Historical Dictionary of Mauritania by Anthony G. Pazzanita

Historical Dictionary of Mauritania by Anthony G. Pazzanita

Author:Anthony G. Pazzanita
Language: eng
Format: epub
Publisher: Scarecrow Press
Published: 2008-10-15T00:00:00+00:00


– K –

KAÉDI. One of Mauritania’s largest population centers and the capital of the administrative région of Gorgol, Kaédi is located on the north bank of the Senegal River and is linked to the rest of the country by a basic but improving system of roads. The city’s population increased substantially in the 1980s: in 1988, a census showed 30,515 residents, up from about 20,000 a decade before. By the year 2000, the population had grown again, but more modestly this time: a total of 34,227 residents were counted in that year. It was in Kaédi that Mauritania’s first president, Mokhtar Ould Daddah, consolidated his hold on the country, at a meeting of his ruling political party held in January 1964 (see KAÉDI, CONFERENCE OF). The city is also home to a large, centuries-old library of Islamic scholarly books and manuscripts and has historically been an active center for commerce owing to its proximity to Senegal. Both agriculture and livestock herding are quite common in the area, and the Mauritanian government, as far back as the 1960s, devoted considerable resources to promoting both farming and animal husbandry, setting up large-scale farms (500 hectares and larger) to take advantage of the region’s fertility, also opening a veterinary school in the city in 1968.

The same proximity to Senegal that makes Kaédi such an active and relatively prosperous commercial center also renders it hostage, to one degree or another, not only to relations with Senegal in general but to Mauritania’s own interethnic/interracial situation. There were serious instances of civil unrest in Kaédi after the 6 December 1987 executions of three Halpulaar officers in the country’s armed forces, who had been convicted of complicity in a coup attempt a fortnight earlier, protests that could possibly have been instigated by the primary black Mauritanian opposition group, the Forces de Libération Africaine de Mauritanie (FLAM). Kaédi was also very tense during the Senegal–Mauritania crisis, which began in April 1989 and severely interrupted trade and the free movement of people between the city and the surrounding area. The city was considered by many observers to be under martial law for all intents and purposes for much of that period. Tensions did not begin to ease appreciably until about 1991.

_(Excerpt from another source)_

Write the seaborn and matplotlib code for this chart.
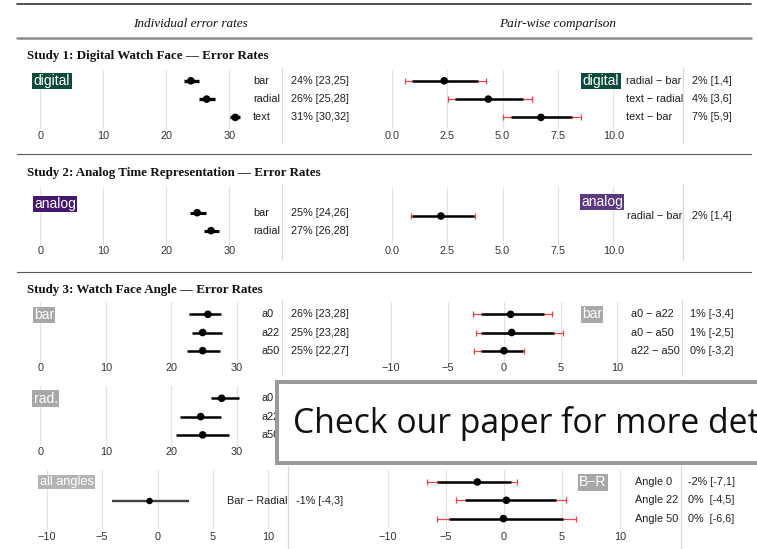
import numpy as np
import matplotlib
matplotlib.use("Agg")
import matplotlib.pyplot as plt
import matplotlib.transforms as mtransforms
from matplotlib.lines import Line2D
from matplotlib.patches import Rectangle
import seaborn as sns

# ---------------------------------------------------------------- data
# Study 1 - digital watch face
s1_conds = ["bar", "radial", "text"]
s1_mean = [23.9, 26.4, 30.95]
s1_lo = [22.75, 25.2, 30.05]
s1_hi = [25.2, 27.7, 31.75]
s1_text = ["24% [23,25]", "26% [25,28]", "31% [30,32]"]

s1_pairs = ["radial \u2212 bar", "text \u2212 radial", "text \u2212 bar"]
s1_diff = [2.36, 4.35, 6.73]
s1_dlo50 = [0.92, 2.85, 5.36]
s1_dhi50 = [3.9, 5.93, 8.15]
s1_dlo95 = [0.59, 2.52, 5.03]
s1_dhi95 = [4.25, 6.31, 8.52]
s1_dtext = ["2% [1,4]", "4% [3,6]", "7% [5,9]"]

# Study 2 - analog time representation
s2_conds = ["bar", "radial"]
s2_mean = [24.9, 27.1]
s2_lo = [23.8, 26.0]
s2_hi = [26.3, 28.4]
s2_text = ["25% [24,26]", "27% [26,28]"]

s2_pairs = ["radial \u2212 bar"]
s2_diff = [2.21]
s2_dlo50 = [0.9]
s2_dhi50 = [3.72]
s2_dlo95 = [0.87]
s2_dhi95 = [3.75]
s2_dtext = ["2% [1,4]"]

# Study 3 - watch face angle
s3_conds = ["a0", "a22", "a50"]
s3_bar_mean = [25.6, 24.8, 24.8]
s3_bar_lo = [22.75, 23.1, 22.4]
s3_bar_hi = [27.55, 27.7, 27.4]
s3_bar_text = ["26% [23,28]", "25% [23,28]", "25% [22,27]"]

s3_bar_pairs = ["a0 \u2212 a22", "a0 \u2212 a50", "a22 \u2212 a50"]
s3_bar_diff = [0.59, 0.68, 0.0]
s3_bar_dlo50 = [-2.06, -2.06, -2.06]
s3_bar_dhi50 = [3.54, 4.42, 1.68]
s3_bar_dlo95 = [-2.74, -2.44, -2.65]
s3_bar_dhi95 = [4.28, 5.26, 1.74]
s3_bar_dtext = ["1% [-3,4]", "1% [-2,5]", "0% [-3,2]"]

s3_rad_mean = [27.7, 24.5, 24.8]
s3_rad_lo = [26.0, 21.3, 20.7]
s3_rad_hi = [30.4, 27.55, 28.85]

# Study 3 - bar minus radial
all_pair = ["Bar \u2212 Radial"]
all_diff = [-0.72]
all_lo = [-4.12]
all_hi = [2.86]
all_text = ["-1% [-4,3]"]

br_angles = ["Angle 0", "Angle 22", "Angle 50"]
br_diff = [-2.3, 0.2, -0.05]
br_lo50 = [-5.8, -3.34, -4.78]
br_hi50 = [0.58, 4.45, 5.1]
br_lo95 = [-6.67, -4.1, -5.8]
br_hi95 = [1.15, 5.34, 6.2]
br_text = ["-2% [-7,1]", "0%  [-4,5]", "0%  [-6,6]"]

ticks_rate = [0, 10, 20, 30]
ticks_pos = [0.0, 2.5, 5.0, 7.5, 10.0]
ticks_pos_labels = ["0.0", "2.5", "5.0", "7.5", "10.0"]
ticks_diff = [-10, -5, 0, 5, 10]

# ---------------------------------------------------------------- style
W, H = 757, 549
sns.set_theme(style="white")
plt.rcParams["font.family"] = ["Liberation Sans", "DejaVu Sans"]
plt.rcParams["axes.unicode_minus"] = True

GRID = "#e3e3e3"
SEP = "#dadada"
RED = "#e8474c"
INK = "#1e1e1e"
TICK = "#333333"
FS = 7.8
GREEN = "#0b4a3c"
PURPLE_L = "#43186b"
PURPLE_R = "#5b3a82"
GREY_TAG = "#a8a8a8"
SERIF = ["Liberation Serif", "DejaVu Serif"]

fig = plt.figure(figsize=(W / 100, H / 100), dpi=100)
fig.patch.set_facecolor("white")


def fx(px):
    return px / W


def fy(py):
    return 1 - py / H


def panel(left, right, top, bottom, pa, va, pb, vb, row0, step, ticks,
          label_y, ticklabels=None):
    ax = fig.add_axes([fx(left), fy(bottom), (right - left) / W, (bottom - top) / H])
    scale = (pb - pa) / (vb - va)
    ax.set_xlim(va + (left - pa) / scale, va + (right - pa) / scale)
    ax.set_ylim((bottom - row0) / step, (top - row0) / step)
    ax.set_xticks(ticks)
    if ticklabels is not None:
        ax.set_xticklabels(ticklabels)
    ax.set_yticks([])
    ax.grid(axis="x", color=GRID, lw=0.9)
    ax.grid(axis="y", visible=False)
    ax.set_axisbelow(True)
    for s in ax.spines.values():
        s.set_visible(False)
    pad = max((label_y - bottom - 5.0) * 0.72, 0)
    ax.tick_params(axis="x", length=0, pad=pad, labelsize=FS, labelcolor=TICK)
    ax.patch.set_alpha(0)
    return ax


def row_text(ax, x_px, labels, color=INK):
    tr = mtransforms.blended_transform_factory(fig.transFigure, ax.transData)
    for i, t in enumerate(labels):
        ax.text(fx(x_px), i, t, transform=tr, ha="left", va="center",
                fontsize=FS, color=color, clip_on=False)


def rates(ax, mean, lo, hi, lw=2.2, size=26, color="black"):
    y = np.arange(len(mean))
    ax.hlines(y, lo, hi, color=color, lw=lw, zorder=2)
    sns.scatterplot(x=mean, y=y, ax=ax, color="black", s=size,
                    edgecolor="none", legend=False, zorder=3)


def diffs(ax, mean, lo50, hi50, lo95, hi95):
    y = np.arange(len(mean))
    ax.hlines(y, lo95, hi95, color=RED, lw=0.9, zorder=2)
    ax.plot(lo95, y, ls="none", marker="|", ms=4, mew=0.9, color=RED, zorder=2)
    ax.plot(hi95, y, ls="none", marker="|", ms=4, mew=0.9, color=RED, zorder=2)
    ax.hlines(y, lo50, hi50, color="black", lw=1.8, zorder=3)
    sns.scatterplot(x=mean, y=y, ax=ax, color="black", s=30,
                    edgecolor="none", legend=False, zorder=4)


def hline(y, color, lw, x0=17, x1=751):
    fig.add_artist(Line2D([fx(x0), fx(x1)], [fy(y), fy(y)], color=color, lw=lw,
                          transform=fig.transFigure))


def vline(x, y0, y1, color=SEP, lw=0.9):
    fig.add_artist(Line2D([fx(x), fx(x)], [fy(y0), fy(y1)], color=color, lw=lw,
                          transform=fig.transFigure))


def tag(x, y, text, bg, fs=10):
    fig.text(fx(x), fy(y), text, ha="center", va="center", fontsize=fs,
             color="white", zorder=6,
             bbox=dict(boxstyle="square,pad=0.1", fc=bg, ec="none"))


def title(y, text):
    fig.text(fx(27), fy(y), text, ha="left", va="center", fontsize=9.4,
             fontweight="bold", family=SERIF, color="#111111")


# ---------------------------------------------------------------- header rules
hline(4, "#333333", 1.2)
hline(38, "#8c8c8c", 1.8)
hline(154, "#555555", 0.8)
hline(272, "#555555", 0.8)
fig.text(fx(190.5), fy(24), "Individual error rates", ha="center", va="center",
         fontsize=9.5, style="italic", family=SERIF, color="#111111")
fig.text(fx(558), fy(24), "Pair-wise comparison", ha="center", va="center",
         fontsize=9.5, style="italic", family=SERIF, color="#111111")

# ---------------------------------------------------------------- study 1
title(56, "Study 1: Digital Watch Face \u2014 Error Rates")
ax = panel(30, 250, 70, 129, 40.3, 0, 229.3, 30, 80.8, 18.3, ticks_rate, 136)
rates(ax, s1_mean, s1_lo, s1_hi, lw=2.4, size=30)
row_text(ax, 253, s1_conds)
row_text(ax, 291, s1_text)
vline(282, 68, 143)
tag(52, 81, "digital", GREEN)

ax = panel(385, 622, 70, 129, 392, 0, 613.3, 10, 80.8, 18.3, ticks_pos, 136,
           ticks_pos_labels)
diffs(ax, s1_diff, s1_dlo50, s1_dhi50, s1_dlo95, s1_dhi95)
row_text(ax, 626, s1_pairs)
row_text(ax, 692, s1_dtext)
vline(683, 68, 143)
tag(601, 81, "digital", GREEN)

# ---------------------------------------------------------------- study 2
title(173, "Study 2: Analog Time Representation \u2014 Error Rates")
ax = panel(30, 250, 187, 245, 40.3, 0, 229.3, 30, 212.7, 18.0, ticks_rate, 251)
rates(ax, s2_mean, s2_lo, s2_hi, lw=2.2, size=30)
row_text(ax, 253, s2_conds)
row_text(ax, 291, s2_text)
vline(282, 184, 260)
tag(55, 204, "analog", PURPLE_L)

ax = panel(385, 622, 187, 245, 392, 0, 613.3, 10, 216, 18.0, ticks_pos, 251,
           ticks_pos_labels)
diffs(ax, s2_diff, s2_dlo50, s2_dhi50, s2_dlo95, s2_dhi95)
row_text(ax, 627, s2_pairs)
row_text(ax, 692, s2_dtext)
vline(683, 184, 260)
tag(602, 202, "analog", PURPLE_R)

# ---------------------------------------------------------------- study 3
title(290, "Study 3: Watch Face Angle \u2014 Error Rates")
ax = panel(30, 250, 302, 362, 40.3, 0, 236.7, 30, 314.3, 18.2, ticks_rate, 368)
rates(ax, s3_bar_mean, s3_bar_lo, s3_bar_hi, lw=1.8, size=30)
row_text(ax, 261, s3_conds)
row_text(ax, 291, s3_bar_text)
vline(282, 300, 376)
tag(44, 315, "bar", GREY_TAG)

ax = panel(385, 625, 302, 362, 391, -10, 617, 10, 314.3, 18.2, ticks_diff, 368)
diffs(ax, s3_bar_diff, s3_bar_dlo50, s3_bar_dhi50, s3_bar_dlo95, s3_bar_dhi95)
row_text(ax, 631, s3_bar_pairs)
row_text(ax, 690, s3_bar_dtext)
vline(682, 300, 376)
tag(592, 314.5, "bar", GREY_TAG)

ax = panel(30, 250, 386, 446, 40.3, 0, 236.7, 30, 398.3, 18.3, ticks_rate, 452)
rates(ax, s3_rad_mean, s3_rad_lo, s3_rad_hi, lw=1.8, size=30)
row_text(ax, 261, s3_conds)
tag(45.7, 398.7, "rad.", GREY_TAG)

# bar minus radial, pooled and per angle
ax = panel(40, 275, 470, 529, 46.7, -10, 268.3, 10, 501, 18.0, ticks_diff, 537)
rates(ax, all_diff, all_lo, all_hi, lw=1.7, size=22, color="#404040")
row_text(ax, 227, all_pair)
row_text(ax, 296, all_text)
vline(288, 466, 549)
tag(66.5, 482, "all angles", "#b4b4b4", fs=9.2)

ax = panel(380, 625, 470, 529, 388, -10, 620, 10, 482, 18.3, ticks_diff, 537)
diffs(ax, br_diff, br_lo50, br_hi50, br_lo95, br_hi95)
row_text(ax, 635, br_angles)
row_text(ax, 688, br_text)
vline(681, 466, 549)
tag(593, 482.5, "B\u2212R", GREY_TAG)

# ---------------------------------------------------------------- call-out box
box = Rectangle((fx(277), fy(463)), fx(800) - fx(277), fy(382) - fy(463),
                transform=fig.transFigure, facecolor="white", edgecolor="#9a9a9a",
                lw=2.9, zorder=10)
fig.add_artist(box)
fig.text(fx(293), fy(433), "Check our paper for more details", ha="left",
         va="baseline", fontsize=24.3, family=["Open Sans", "DejaVu Sans"],
         color="#111111", zorder=11)

fig.savefig("out.png", dpi=100, facecolor="white")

KAÉDI, CONFERENCE OF (28–29 January 1964). A key event in postindependence Mauritania’s political evolution, the Kaédi Conference was held at the instigation of the country’s first president, Mokhtar Ould Daddah, and was announced at a seemingly routine meeting of the Bureau Politique National (BPN), the top governing body of the ruling Parti du Peuple Mauritanien (PPM). But not all of the party’s members could (or would) attend, and when all the BPN members who had elected to come were seated, the area was reportedly cordoned off by units of the Mauritanian armed forces. President Ould Daddah then took it upon himself to deliver a lengthy speech, denouncing the PPM’s “inertia” and “indiscipline” in carrying out his policies and demanding better communication between the party and ordinary Mauritanians. Ould Daddah then turned his attention to the Assemblée Nationale, the PPM-dominated national legislature.